*TO DO*: Leave the pictures out. Retype exactly the lines below from the one containing "Recreate this image as a Python" through the one containing "from plotly.subplots import make_subplots", and no others.

(Source data)
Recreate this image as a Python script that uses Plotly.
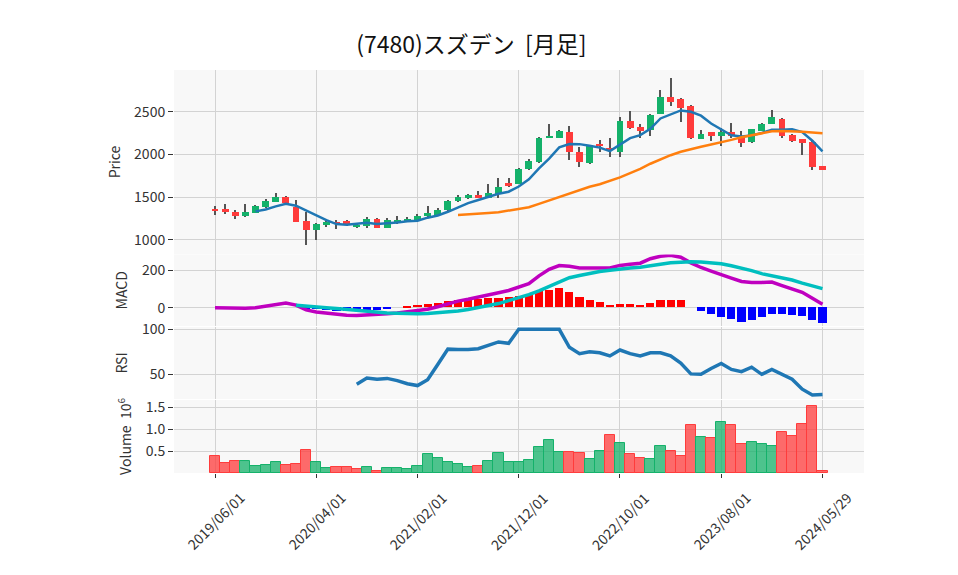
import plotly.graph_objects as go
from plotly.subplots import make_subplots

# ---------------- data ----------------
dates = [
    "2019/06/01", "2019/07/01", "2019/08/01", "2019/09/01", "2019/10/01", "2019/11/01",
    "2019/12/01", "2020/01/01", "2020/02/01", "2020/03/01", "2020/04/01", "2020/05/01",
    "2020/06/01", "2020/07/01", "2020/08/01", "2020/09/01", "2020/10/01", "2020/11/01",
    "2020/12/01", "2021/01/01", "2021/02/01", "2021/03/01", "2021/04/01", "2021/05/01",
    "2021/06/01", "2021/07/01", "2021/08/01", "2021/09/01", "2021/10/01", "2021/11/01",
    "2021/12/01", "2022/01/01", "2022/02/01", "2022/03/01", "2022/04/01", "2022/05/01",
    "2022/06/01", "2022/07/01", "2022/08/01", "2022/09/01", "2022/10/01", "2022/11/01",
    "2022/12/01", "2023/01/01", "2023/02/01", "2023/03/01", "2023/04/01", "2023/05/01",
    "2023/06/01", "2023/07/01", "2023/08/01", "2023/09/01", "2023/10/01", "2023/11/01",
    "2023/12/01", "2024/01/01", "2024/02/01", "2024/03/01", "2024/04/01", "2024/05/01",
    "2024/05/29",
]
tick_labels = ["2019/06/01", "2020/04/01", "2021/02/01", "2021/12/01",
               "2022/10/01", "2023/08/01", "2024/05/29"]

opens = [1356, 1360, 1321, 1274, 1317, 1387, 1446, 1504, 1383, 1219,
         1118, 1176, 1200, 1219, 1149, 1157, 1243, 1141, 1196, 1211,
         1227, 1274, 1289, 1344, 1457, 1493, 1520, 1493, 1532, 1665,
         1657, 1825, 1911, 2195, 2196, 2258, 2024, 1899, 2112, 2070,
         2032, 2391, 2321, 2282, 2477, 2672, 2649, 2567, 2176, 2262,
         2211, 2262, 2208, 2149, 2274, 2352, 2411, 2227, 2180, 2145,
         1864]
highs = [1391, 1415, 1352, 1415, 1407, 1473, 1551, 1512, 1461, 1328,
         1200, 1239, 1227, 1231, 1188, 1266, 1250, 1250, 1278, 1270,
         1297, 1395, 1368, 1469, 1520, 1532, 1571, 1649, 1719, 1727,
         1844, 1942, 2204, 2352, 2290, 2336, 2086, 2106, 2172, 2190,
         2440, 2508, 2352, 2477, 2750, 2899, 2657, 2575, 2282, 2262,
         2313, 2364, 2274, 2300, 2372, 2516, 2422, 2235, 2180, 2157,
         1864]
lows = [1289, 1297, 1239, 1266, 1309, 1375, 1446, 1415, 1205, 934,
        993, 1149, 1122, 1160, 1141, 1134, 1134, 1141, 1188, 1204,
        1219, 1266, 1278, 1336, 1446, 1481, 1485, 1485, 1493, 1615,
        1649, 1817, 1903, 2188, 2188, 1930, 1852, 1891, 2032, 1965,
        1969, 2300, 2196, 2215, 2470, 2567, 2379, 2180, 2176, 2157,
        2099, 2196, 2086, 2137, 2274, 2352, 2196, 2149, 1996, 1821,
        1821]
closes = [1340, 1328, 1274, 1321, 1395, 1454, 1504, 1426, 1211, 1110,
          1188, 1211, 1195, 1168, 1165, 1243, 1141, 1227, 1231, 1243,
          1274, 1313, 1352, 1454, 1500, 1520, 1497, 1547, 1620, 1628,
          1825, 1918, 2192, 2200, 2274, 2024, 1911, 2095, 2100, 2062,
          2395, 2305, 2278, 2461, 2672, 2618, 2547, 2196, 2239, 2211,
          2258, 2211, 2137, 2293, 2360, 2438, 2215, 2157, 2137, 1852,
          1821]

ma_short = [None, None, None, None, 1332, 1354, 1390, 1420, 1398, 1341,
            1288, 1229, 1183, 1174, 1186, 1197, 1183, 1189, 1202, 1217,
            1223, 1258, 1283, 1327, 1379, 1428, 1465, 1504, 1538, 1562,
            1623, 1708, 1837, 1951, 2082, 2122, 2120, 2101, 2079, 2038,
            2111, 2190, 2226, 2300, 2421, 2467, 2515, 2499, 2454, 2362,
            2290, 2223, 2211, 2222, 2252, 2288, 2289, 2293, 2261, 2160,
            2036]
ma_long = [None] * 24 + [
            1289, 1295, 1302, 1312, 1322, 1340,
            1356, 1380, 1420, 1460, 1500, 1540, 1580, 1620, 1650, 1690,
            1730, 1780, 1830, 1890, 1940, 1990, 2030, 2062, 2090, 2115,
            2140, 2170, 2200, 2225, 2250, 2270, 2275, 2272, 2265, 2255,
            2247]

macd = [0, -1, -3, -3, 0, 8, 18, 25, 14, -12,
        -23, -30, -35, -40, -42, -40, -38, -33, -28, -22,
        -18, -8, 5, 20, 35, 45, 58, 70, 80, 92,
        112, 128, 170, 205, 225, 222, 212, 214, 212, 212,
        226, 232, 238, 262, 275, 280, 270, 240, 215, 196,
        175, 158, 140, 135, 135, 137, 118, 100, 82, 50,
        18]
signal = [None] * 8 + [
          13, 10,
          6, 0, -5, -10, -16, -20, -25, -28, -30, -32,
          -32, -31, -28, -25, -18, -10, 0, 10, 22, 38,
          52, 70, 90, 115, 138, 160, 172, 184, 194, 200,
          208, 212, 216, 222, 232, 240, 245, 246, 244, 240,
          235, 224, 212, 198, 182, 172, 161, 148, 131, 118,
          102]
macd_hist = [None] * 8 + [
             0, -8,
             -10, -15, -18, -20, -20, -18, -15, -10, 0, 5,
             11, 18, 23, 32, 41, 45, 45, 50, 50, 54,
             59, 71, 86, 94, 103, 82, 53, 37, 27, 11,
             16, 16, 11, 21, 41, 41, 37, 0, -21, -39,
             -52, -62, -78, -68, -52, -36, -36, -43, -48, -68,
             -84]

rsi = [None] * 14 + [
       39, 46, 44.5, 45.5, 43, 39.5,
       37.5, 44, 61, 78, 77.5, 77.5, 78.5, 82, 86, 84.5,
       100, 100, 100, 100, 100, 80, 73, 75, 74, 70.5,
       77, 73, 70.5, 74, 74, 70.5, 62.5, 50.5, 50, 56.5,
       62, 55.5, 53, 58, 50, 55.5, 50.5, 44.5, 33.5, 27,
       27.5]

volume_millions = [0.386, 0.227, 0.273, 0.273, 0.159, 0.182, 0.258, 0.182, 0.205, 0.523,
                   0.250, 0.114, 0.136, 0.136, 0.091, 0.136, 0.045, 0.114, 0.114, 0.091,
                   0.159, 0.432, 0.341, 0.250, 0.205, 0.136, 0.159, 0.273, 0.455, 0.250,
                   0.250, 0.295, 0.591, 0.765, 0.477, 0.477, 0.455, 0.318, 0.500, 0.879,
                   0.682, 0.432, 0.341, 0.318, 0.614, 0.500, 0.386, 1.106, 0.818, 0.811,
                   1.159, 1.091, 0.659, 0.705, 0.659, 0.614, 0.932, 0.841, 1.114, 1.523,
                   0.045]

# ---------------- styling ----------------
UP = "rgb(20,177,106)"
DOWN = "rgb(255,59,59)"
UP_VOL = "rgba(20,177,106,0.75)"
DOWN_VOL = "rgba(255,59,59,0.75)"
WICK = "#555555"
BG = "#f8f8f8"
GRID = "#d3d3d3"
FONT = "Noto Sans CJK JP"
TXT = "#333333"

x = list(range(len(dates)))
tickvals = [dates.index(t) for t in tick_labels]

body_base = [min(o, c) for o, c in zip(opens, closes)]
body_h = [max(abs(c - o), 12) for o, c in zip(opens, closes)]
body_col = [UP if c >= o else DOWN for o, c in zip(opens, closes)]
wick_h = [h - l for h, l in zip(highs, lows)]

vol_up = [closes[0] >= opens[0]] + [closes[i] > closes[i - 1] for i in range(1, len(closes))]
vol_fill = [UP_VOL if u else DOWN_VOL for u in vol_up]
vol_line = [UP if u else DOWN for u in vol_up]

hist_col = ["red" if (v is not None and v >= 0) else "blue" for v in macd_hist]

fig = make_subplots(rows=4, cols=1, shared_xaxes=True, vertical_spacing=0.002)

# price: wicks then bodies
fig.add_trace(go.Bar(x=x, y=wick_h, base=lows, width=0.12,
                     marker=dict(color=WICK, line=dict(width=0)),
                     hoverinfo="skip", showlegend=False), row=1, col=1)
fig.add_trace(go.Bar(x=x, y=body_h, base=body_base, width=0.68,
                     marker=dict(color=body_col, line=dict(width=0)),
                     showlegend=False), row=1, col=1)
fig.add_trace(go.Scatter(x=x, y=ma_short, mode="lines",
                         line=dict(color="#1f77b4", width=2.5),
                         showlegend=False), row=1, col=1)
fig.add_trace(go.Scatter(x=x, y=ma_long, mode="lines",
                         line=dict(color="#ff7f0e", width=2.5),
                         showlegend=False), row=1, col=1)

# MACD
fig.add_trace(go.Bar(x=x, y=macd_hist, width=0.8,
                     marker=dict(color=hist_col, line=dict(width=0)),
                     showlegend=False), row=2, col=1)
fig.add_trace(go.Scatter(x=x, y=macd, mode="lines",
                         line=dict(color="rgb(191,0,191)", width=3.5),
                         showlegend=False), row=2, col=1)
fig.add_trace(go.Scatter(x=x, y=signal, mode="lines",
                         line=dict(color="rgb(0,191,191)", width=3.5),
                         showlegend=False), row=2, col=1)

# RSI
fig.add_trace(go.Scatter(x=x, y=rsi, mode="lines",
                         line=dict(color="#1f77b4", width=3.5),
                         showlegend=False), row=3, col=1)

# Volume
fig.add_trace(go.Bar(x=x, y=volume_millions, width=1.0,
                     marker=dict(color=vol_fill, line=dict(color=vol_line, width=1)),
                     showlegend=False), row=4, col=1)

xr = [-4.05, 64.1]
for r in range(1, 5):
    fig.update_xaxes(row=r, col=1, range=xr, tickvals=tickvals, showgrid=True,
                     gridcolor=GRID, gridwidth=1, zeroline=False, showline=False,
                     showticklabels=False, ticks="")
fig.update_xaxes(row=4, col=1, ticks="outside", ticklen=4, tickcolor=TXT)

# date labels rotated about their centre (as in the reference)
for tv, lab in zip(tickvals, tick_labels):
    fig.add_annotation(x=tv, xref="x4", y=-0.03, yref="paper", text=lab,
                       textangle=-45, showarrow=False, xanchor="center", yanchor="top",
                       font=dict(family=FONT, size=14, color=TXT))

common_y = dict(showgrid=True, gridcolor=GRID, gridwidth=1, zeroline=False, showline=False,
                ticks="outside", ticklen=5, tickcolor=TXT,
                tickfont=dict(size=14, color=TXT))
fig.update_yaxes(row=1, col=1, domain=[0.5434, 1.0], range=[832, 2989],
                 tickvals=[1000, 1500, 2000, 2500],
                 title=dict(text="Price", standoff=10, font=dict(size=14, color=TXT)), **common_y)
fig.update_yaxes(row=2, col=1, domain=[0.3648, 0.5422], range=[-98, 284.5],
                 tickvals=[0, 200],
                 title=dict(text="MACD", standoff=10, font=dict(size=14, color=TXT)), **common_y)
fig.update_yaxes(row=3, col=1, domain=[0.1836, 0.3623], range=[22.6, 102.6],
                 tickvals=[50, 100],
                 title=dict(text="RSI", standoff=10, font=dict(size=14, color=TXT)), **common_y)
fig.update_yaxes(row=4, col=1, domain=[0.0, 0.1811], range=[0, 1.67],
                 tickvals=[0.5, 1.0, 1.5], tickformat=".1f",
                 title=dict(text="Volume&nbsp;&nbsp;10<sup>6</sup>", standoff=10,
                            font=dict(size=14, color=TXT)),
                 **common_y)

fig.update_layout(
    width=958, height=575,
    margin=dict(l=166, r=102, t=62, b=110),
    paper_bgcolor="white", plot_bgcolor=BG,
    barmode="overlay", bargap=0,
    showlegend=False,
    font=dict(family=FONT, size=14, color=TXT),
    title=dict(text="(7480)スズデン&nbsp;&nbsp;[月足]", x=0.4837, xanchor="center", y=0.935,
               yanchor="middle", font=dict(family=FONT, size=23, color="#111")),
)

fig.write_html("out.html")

--

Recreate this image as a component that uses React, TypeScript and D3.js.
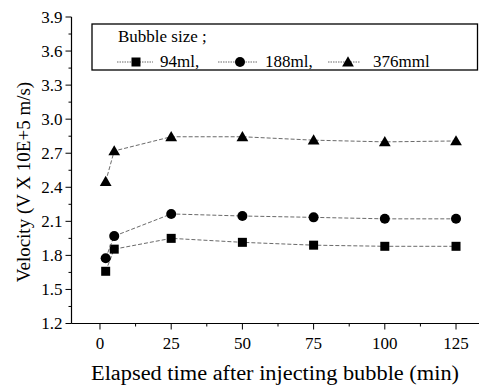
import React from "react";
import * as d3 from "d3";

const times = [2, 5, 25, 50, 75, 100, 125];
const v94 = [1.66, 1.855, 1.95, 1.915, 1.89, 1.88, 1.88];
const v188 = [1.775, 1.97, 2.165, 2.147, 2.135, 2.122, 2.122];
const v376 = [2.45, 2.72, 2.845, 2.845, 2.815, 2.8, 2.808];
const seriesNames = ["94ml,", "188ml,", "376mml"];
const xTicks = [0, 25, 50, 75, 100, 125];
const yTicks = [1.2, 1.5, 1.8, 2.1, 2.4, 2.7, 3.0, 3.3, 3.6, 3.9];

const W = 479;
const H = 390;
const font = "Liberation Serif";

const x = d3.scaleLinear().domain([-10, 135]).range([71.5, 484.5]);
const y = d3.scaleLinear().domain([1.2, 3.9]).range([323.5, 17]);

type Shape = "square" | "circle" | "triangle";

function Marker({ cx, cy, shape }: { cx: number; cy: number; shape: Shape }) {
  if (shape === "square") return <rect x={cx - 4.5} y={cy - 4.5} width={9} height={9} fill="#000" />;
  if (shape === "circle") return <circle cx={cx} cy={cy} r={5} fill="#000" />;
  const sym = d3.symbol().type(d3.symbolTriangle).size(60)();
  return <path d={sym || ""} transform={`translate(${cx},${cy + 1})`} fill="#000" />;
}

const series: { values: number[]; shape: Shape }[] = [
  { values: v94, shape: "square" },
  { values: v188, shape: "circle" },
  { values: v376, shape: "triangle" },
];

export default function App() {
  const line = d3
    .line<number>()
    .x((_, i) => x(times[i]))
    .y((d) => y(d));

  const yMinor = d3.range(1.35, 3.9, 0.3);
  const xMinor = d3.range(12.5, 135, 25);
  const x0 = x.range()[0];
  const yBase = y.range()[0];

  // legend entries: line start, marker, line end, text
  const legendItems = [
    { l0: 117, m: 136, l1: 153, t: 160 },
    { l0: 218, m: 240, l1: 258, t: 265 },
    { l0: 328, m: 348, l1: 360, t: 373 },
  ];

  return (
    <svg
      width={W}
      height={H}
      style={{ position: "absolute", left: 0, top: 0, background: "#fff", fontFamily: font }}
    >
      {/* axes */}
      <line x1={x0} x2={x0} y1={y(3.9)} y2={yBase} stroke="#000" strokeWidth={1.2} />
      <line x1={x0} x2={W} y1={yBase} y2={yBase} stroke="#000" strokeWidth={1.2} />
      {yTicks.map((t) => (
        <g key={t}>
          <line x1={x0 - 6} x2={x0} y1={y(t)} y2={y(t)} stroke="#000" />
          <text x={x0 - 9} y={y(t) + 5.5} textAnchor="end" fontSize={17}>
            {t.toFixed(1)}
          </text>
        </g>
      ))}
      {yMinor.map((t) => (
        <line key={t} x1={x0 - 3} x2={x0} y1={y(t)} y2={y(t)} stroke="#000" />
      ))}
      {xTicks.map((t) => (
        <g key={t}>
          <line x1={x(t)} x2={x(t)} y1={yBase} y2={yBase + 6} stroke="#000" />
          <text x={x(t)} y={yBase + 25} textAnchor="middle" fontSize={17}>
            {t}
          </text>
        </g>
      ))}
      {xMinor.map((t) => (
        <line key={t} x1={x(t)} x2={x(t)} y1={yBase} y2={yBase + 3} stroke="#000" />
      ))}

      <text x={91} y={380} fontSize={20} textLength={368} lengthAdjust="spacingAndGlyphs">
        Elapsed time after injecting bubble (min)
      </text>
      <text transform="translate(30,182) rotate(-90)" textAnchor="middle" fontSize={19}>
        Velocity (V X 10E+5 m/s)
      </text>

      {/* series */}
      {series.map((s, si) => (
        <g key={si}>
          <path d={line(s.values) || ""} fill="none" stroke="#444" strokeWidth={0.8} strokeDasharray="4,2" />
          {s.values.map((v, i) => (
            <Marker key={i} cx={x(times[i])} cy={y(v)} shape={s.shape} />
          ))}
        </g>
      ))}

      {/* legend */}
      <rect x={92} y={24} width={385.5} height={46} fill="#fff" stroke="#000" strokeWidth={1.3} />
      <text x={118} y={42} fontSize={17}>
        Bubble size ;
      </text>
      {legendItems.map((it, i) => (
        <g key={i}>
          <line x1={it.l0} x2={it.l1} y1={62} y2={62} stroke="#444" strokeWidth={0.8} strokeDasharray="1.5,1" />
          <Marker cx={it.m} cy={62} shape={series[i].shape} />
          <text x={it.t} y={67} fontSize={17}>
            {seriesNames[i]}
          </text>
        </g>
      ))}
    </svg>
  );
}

*EXERCISE OUTPUT*:
Recreate this image as a Python script that uses Plotly.
import plotly.graph_objects as go
from plotly.subplots import make_subplots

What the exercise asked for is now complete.